I was counting on the two-month extension since we will have been US citizens up to the date of renunciation — and 2012 1040 will be for period up to date of renunciation. Canadian returns are in process; last information slip received last Thursday. I will need to step up my pace if 1040’s and 8854 is due no later than April 15th. It is doable, but bloody hell! I am so sick of IRS gobbledygook instruction! If 4868 is applicable for an extension even though we have renounced, I am sure that has been done for us as well.

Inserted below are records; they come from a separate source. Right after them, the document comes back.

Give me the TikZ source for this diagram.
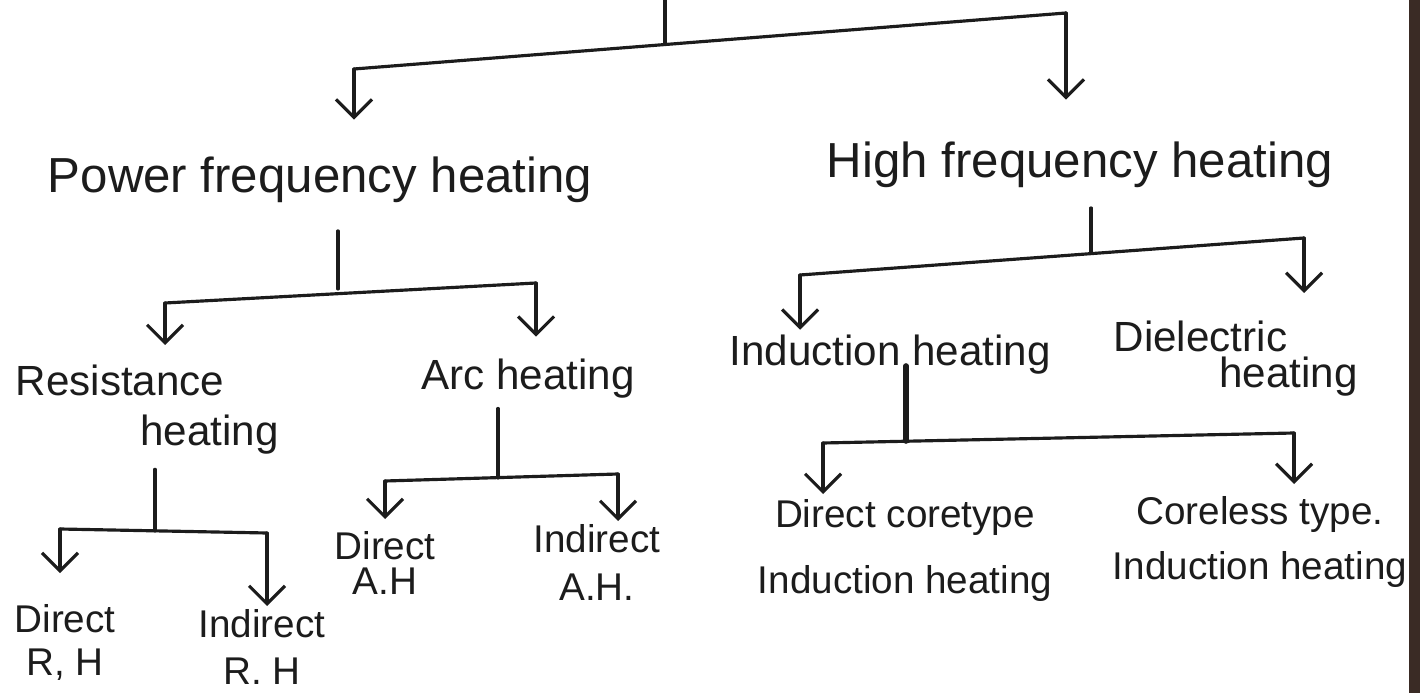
\documentclass[tikz,border=0pt]{standalone}
\usepackage{fontspec}
\setsansfont{Liberation Sans}
\usetikzlibrary{arrows.meta}

\definecolor{noteInk}{HTML}{1C1C1C}
\definecolor{notePaper}{HTML}{FFFFFF}
\definecolor{noteEdge}{HTML}{3A2B25}

\begin{document}
\begin{tikzpicture}[x=0.1mm,y=-0.1mm,font=\sffamily,text=noteInk,
  stem/.style={draw=noteInk,line width=0.9pt,line cap=round},
  pointer/.style={stem,-{Straight Barb[length=1.8mm,width=3.6mm]}},
  topic/.style={inner sep=0pt,anchor=base,font=\sffamily\fontsize{14}{17}\selectfont},
  method/.style={inner sep=0pt,anchor=north west,align=left,font=\sffamily\fontsize{12}{14.4}\selectfont},
  variant/.style={inner sep=0pt,anchor=north,align=center,font=\sffamily\fontsize{11}{13.2}\selectfont}]
  \useasboundingbox (0,0) rectangle (1420,693);
  \path[fill=notePaper] (0,0) rectangle (1420,693);
  \path[fill=noteEdge] (1409,0) rectangle (1420,693);

  % first split
  \node[topic] (pfh) at (320,193) {Power frequency heating};
  \node[topic] (hfh) at (1080,178) {High frequency heating};

  \coordinate (root) at (665,0);
  \coordinate (rootJ) at (665,44);
  \coordinate (topL) at (354,69);
  \coordinate (topR) at (1066,13);
  \draw[stem] (root) -- (rootJ);
  \draw[stem] (topL) -- (topR);
  \draw[pointer,shorten >=3.7mm] (topL) -- (topL |- pfh.north);
  \draw[pointer,shorten >=4.2mm] (topR) -- (topR |- hfh.north);

  % power frequency
  \node[method] (rh) at (15,364) {Resistance\\[0pt]\hspace*{2.95em}heating};
  \node[method,anchor=base] (ah) at (528,390) {Arc heating};

  \coordinate (pwL) at (165,303);
  \coordinate (pwR) at (536,283);
  \coordinate (pwJ) at (338,289);
  \draw[stem,shorten <=2.7mm] (pwJ |- pfh.south) -- (pwJ);
  \draw[stem] (pwL) -- (pwR);
  \draw[pointer,shorten >=1.9mm] (pwL) -- (pwL |- rh.north);
  \draw[pointer,shorten >=2.2mm] (pwR) -- (pwR |- ah.north);

  % high frequency
  \node[method,anchor=base] (ih) at (890,366) {Induction heating};
  \node[method] (dh) at (1113,320) {Dielectric\\[-4pt]\hspace*{2.5em}heating};

  \coordinate (hfL) at (800,275);
  \coordinate (hfR) at (1304,238);
  \coordinate (hfJ) at (1091,253);
  \draw[stem,shorten <=1.9mm] (hfJ |- hfh.south) -- (hfJ);
  \draw[stem] (hfL) -- (hfR);
  \draw[pointer,shorten >=0.5mm] (hfL) -- (hfL |- ih.north);
  \draw[pointer,shorten >=2.7mm] (hfR) -- (hfR |- dh.north);

  % leaves
  \node[variant] (drh) at (65,604) {Direct\\[-1pt]R, H};
  \node[variant] (irh) at (262,609) {Indirect\\R. H};
  \node[variant] (dah) at (385,531) {Direct\\[-3.3pt]A.H};
  \node[variant] (iah) at (597,524) {Indirect\\[0.4pt]A.H.};
  \node[variant] (dci) at (905,499) {Direct coretype\\[5.5pt]Induction heating};
  \node[variant] (cli) at (1260,496) {Coreless type.\\[2.4pt]Induction heating};

  \coordinate (rsL) at (60,529);
  \coordinate (rsR) at (267,533);
  \coordinate (rsJ) at (155,531);
  \draw[stem,shorten <=1.4mm] (rsJ |- rh.south) -- (rsJ);
  \draw[stem] (rsL) -- (rsR);
  \draw[pointer,shorten >=3.1mm] (rsL) -- (rsL |- drh.north);
  \draw[pointer,shorten >=0.3mm] (rsR) -- (rsR |- irh.north);

  \coordinate (arL) at (385,481);
  \coordinate (arR) at (618,474);
  \coordinate (arJ) at (498,478);
  \draw[stem,shorten <=0.9mm] (arJ |- ah.south) -- (arJ);
  \draw[stem] (arL) -- (arR);
  \draw[pointer,shorten >=1.2mm] (arL) -- (arL |- dah.north);
  \draw[pointer,shorten >=0.3mm] (arR) -- (arR |- iah.north);

  \coordinate (icL) at (823,443);
  \coordinate (icR) at (1294,433);
  \coordinate (icJ) at (906,441);
  \draw[stem,line width=1.6pt] (icJ |- ih.base) -- (icJ);
  \draw[stem] (icL) -- (icR);
  \draw[pointer,shorten >=0.5mm] (icL) -- (icL |- dci.north);
  \draw[pointer,shorten >=1.2mm] (icR) -- (icR |- cli.north);
\end{tikzpicture}
\end{document}
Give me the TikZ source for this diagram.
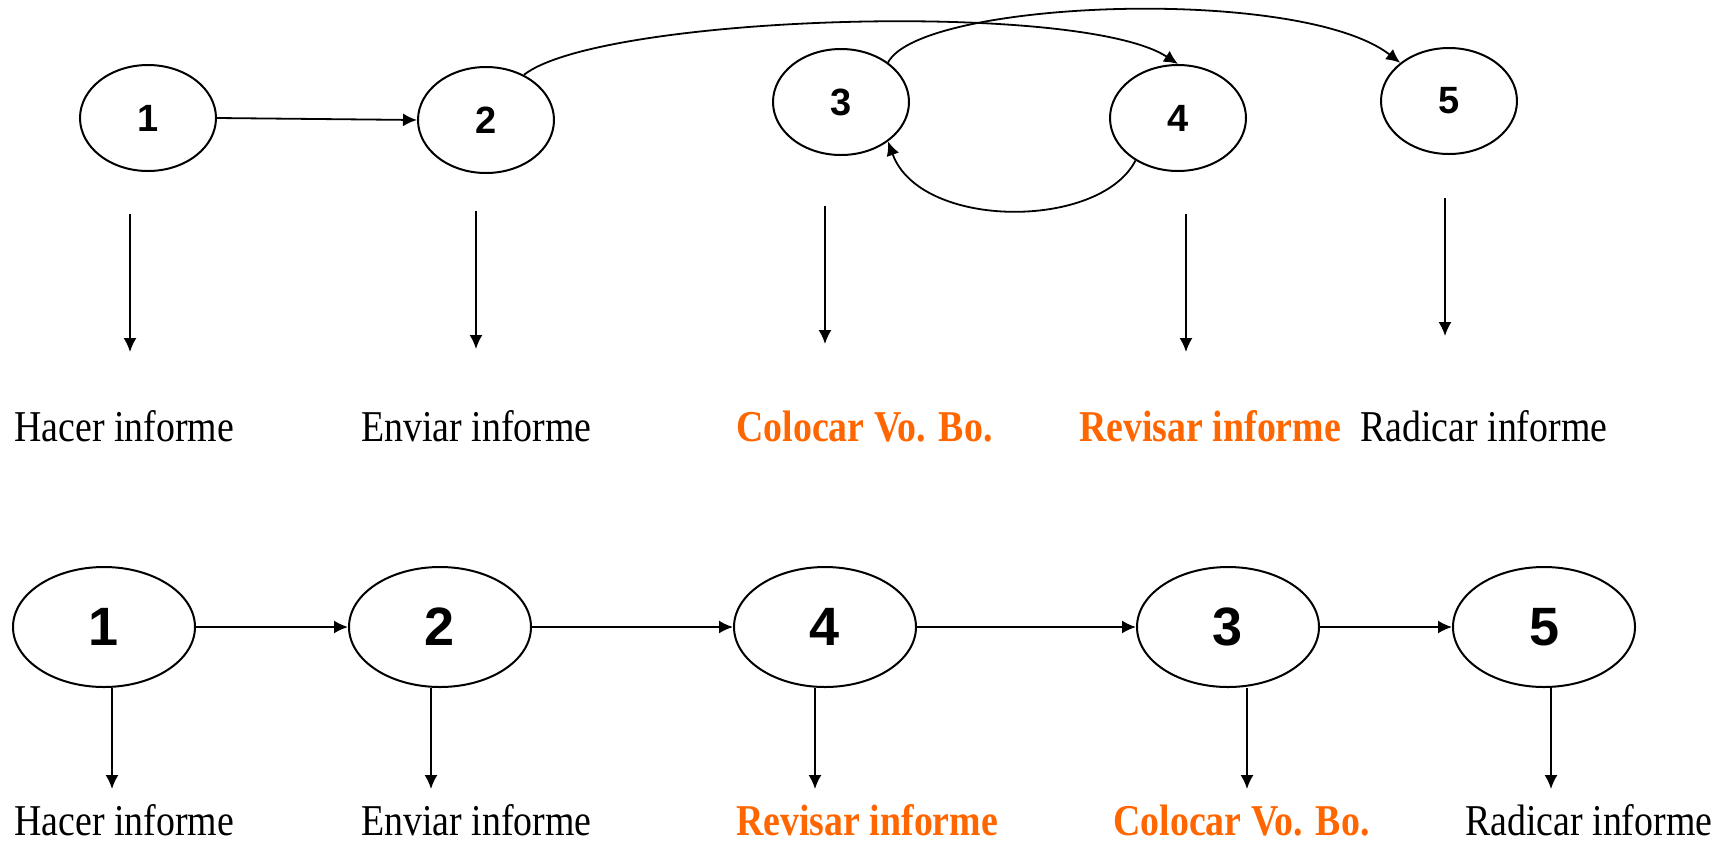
\documentclass[tikz,border=0pt]{standalone}
\usepackage{fontspec}
\setmainfont{Liberation Serif}[FakeStretch=0.86]
\newfontfamily\digits{Liberation Sans}
\usetikzlibrary{arrows.meta,shapes.geometric}
\definecolor{tarea}{RGB}{255,102,0}

\tikzset{
  state/.style={draw, ellipse, line width=1pt, minimum width=68pt, minimum height=53pt, inner sep=0pt, font=\digits\bfseries\fontsize{19}{19}\selectfont},
  bigstate/.style={state, minimum width=91pt, minimum height=60pt, font=\digits\bfseries\fontsize{27}{27}\selectfont},
  flow/.style={-{Latex[length=7pt,width=6.5pt]}, line width=0.9pt},
  task/.style={anchor=base west, inner sep=0pt, font=\fontsize{22}{26}\selectfont},
  hot/.style={task, text=tarea, font=\bfseries\fontsize{22}{26}\selectfont}
}

\begin{document}
\begin{tikzpicture}[x=0.5pt, y=-0.5pt]
    \useasboundingbox (0,0) rectangle (1724,842);

    \node[state] (t1) at (148,118) {1};
    \node[state] (t2) at (486,120) {2};
    \node[state] (t3) at (841,102) {3};
    \node[state] (t4) at (1178,118) {4};
    \node[state] (t5) at (1449,101) {5};

    \draw[flow] (t1.east) -- (t2.west);
    \draw[flow] (t2.50) .. controls (600,15) and (1080,0) .. (t4.north);
    \draw[flow] (t3.40) .. controls (920,0) and (1300,-15) .. (t5.north west);
    \draw[flow] (t4.225) .. controls (1100,230) and (920,230) .. (t3.-40);

    \node[task] (l1) at (14,441) {Hacer informe};
    \node[task] (l2) at (361,441) {Enviar informe};
    \node[hot]  (l3) at (736,441) {Colocar Vo. Bo.};
    \node[hot]  (l4) at (1079,441) {Revisar informe};
    \node[task] (l5) at (1360,441) {Radicar informe};

    \foreach \i/\x/\y in {1/130/214, 2/476/211, 3/825/206, 4/1186/214, 5/1445/198} {
        \coordinate (u\i) at (\x,\y);
        \coordinate (v\i) at (\x,\y+138);
        \draw[flow] (u\i) -- (v\i);
    }

    \node[bigstate] (b1) at (104,627) {1};
    \node[bigstate] (b2) at (440,627) {2};
    \node[bigstate] (b4) at (825,627) {4};
    \node[bigstate] (b3) at (1228,627) {3};
    \node[bigstate] (b5) at (1544,627) {5};

    \draw[flow] (b1) -- (b2);
    \draw[flow] (b2) -- (b4);
    \draw[flow] (b4) -- (b3);
    \draw[flow] (b3) -- (b5);

    \node[task] (m1) at (14,835) {Hacer informe};
    \node[task] (m2) at (361,835) {Enviar informe};
    \node[hot]  (m4) at (736,835) {Revisar informe};
    \node[hot]  (m3) at (1113,835) {Colocar Vo. Bo.};
    \node[task] (m5) at (1465,835) {Radicar informe};

    \foreach \i/\x in {1/112, 2/431, 4/815, 3/1247, 5/1551} {
        \coordinate (d\i) at (\x,789);
        \draw[flow] (d\i |- b\i.south) -- (d\i);
    }
\end{tikzpicture}
\end{document}
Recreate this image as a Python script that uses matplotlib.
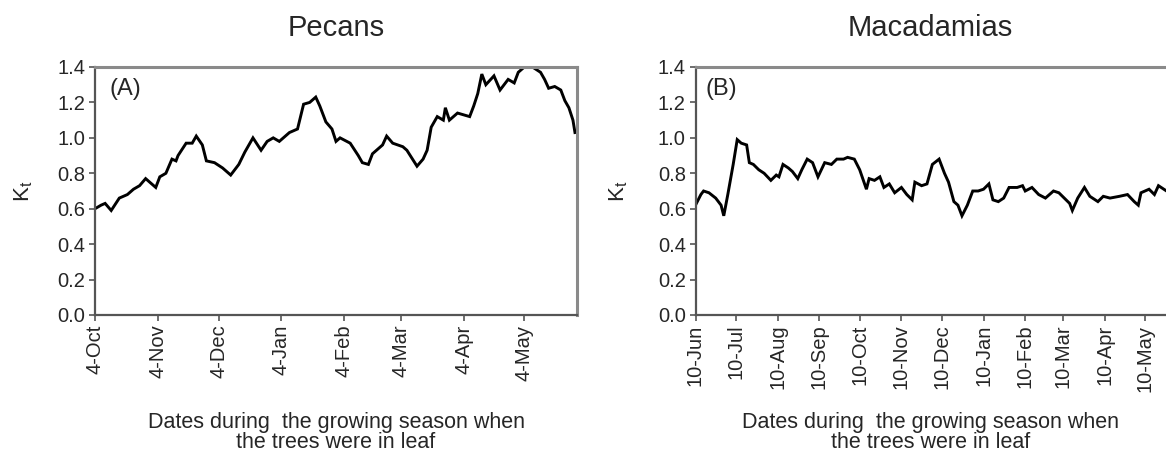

P.S. For anyone who has an interest in 8854, here is a link I just found: http://www.stepjournal.org/journal_archive/2011/tqr_september_2011/advising_us_citizens_and.aspx
Jack Townsend posted that there is a new 8854 form for 2013 just issued.
@downtherabbithole,
Does he give a link? This is the latest I find doing a search for 2013: http://www.irs.gov/pub/irs-pdf/f8854.pdf (Form for Year 2012, reportable in 2013)
sorry I was confused I put the wrong forms down the ones that have ? changed are the offshore disclosure. Jack did not compare to see what the changes are see the link here: http://federaltaxcrimes.blogspot.ca/2013/03/irs-has-new-forms-for-offshore.html
… and just got this back from query to law / accounting firm I’m dealing with:
PS: Official answer on Due Dates for 2012 renunciant / from Roy Berg, Moodys Tax Advisors:
The due date for the 8854 and other returns is 6/15 (6/17 for 2013) if you reside outside of the US.
The due date for the FBAR is 6/30 (no extensions).
OK 2 more questions:
a) My wife has if she relinquishes (after getting her Canadian citizenship) – she’s doing it mainly so that she has a voice in her country of residence – does she have to file back taxes prior to her relinquishment date? Or should she just lay low?
b) Is she obligated to file her taxes prior to her relinquishment date or will it trigger her relinquishment not being accepted as valid?